■ PROBLEM DETAILS ■
The listing below begins with the first line you should copy; stop after the line containing "const LINE_H = 25.5;", and drop every picture.

■ MATERIAL PROVIDED ■
================================

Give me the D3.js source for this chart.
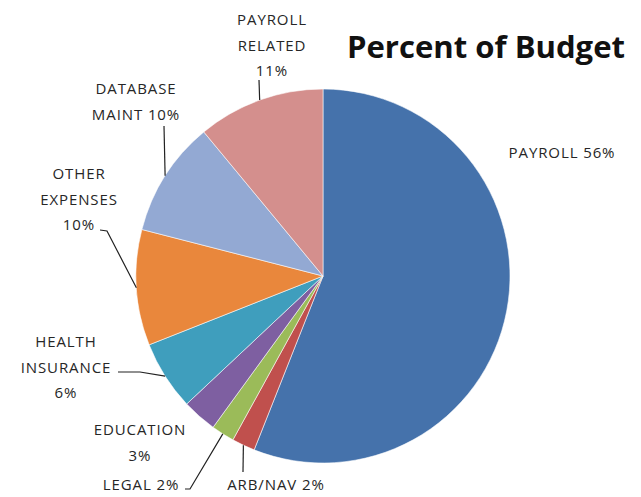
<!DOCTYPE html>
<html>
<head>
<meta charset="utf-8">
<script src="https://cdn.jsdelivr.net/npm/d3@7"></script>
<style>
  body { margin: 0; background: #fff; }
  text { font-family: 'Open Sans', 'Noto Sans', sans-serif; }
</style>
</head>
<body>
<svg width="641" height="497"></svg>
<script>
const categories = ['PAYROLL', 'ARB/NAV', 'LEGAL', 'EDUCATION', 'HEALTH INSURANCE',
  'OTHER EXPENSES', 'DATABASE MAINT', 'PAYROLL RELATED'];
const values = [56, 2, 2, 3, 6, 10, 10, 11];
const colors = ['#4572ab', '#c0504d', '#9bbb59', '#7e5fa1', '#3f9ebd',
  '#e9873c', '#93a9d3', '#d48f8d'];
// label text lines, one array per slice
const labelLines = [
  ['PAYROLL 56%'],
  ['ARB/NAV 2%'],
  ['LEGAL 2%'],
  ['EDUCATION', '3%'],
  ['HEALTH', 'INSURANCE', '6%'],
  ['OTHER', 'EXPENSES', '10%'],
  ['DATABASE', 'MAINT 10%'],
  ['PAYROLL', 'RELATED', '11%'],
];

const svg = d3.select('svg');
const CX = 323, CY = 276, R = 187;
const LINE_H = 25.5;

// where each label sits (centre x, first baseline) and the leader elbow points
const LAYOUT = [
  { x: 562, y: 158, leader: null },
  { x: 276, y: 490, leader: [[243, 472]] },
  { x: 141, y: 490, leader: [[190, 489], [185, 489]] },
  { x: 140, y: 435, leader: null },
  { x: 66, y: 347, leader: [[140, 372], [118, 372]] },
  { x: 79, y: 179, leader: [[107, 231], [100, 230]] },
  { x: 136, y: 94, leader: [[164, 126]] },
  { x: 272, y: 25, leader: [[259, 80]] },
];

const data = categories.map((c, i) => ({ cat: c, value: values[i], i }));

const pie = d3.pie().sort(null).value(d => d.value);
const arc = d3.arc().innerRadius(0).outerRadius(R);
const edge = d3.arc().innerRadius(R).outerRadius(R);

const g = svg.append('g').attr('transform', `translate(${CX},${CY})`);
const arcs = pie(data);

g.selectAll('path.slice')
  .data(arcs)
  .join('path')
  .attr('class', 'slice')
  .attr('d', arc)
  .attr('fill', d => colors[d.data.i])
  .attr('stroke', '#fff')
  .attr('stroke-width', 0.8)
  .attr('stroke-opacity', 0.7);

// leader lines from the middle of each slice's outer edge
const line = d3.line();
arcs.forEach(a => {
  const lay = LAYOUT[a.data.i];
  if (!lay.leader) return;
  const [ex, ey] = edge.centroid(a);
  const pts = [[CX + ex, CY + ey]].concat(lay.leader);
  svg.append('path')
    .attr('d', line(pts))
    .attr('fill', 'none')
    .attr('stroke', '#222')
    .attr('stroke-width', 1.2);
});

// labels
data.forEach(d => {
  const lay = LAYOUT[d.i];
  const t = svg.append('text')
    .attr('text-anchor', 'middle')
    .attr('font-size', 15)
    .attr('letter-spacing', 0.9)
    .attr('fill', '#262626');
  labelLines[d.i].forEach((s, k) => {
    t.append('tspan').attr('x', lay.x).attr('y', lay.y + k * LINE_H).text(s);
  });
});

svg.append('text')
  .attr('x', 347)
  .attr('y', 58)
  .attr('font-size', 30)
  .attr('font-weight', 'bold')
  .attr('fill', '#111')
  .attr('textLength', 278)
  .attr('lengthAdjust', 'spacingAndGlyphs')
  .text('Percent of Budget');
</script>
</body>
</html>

================================

■ CORRECT RESULT ■
Give me the D3.js source for this chart.
<!DOCTYPE html>
<html>
<head>
<meta charset="utf-8">
<script src="https://cdn.jsdelivr.net/npm/d3@7"></script>
<style>
  body { margin: 0; background: #fff; }
  text { font-family: 'Open Sans', 'Noto Sans', sans-serif; }
</style>
</head>
<body>
<svg width="641" height="497"></svg>
<script>
const categories = ['PAYROLL', 'ARB/NAV', 'LEGAL', 'EDUCATION', 'HEALTH INSURANCE',
  'OTHER EXPENSES', 'DATABASE MAINT', 'PAYROLL RELATED'];
const values = [56, 2, 2, 3, 6, 10, 10, 11];
const colors = ['#4572ab', '#c0504d', '#9bbb59', '#7e5fa1', '#3f9ebd',
  '#e9873c', '#93a9d3', '#d48f8d'];
// label text lines, one array per slice
const labelLines = [
  ['PAYROLL 56%'],
  ['ARB/NAV 2%'],
  ['LEGAL 2%'],
  ['EDUCATION', '3%'],
  ['HEALTH', 'INSURANCE', '6%'],
  ['OTHER', 'EXPENSES', '10%'],
  ['DATABASE', 'MAINT 10%'],
  ['PAYROLL', 'RELATED', '11%'],
];

const svg = d3.select('svg');
const CX = 323, CY = 276, R = 187;
const LINE_H = 25.5;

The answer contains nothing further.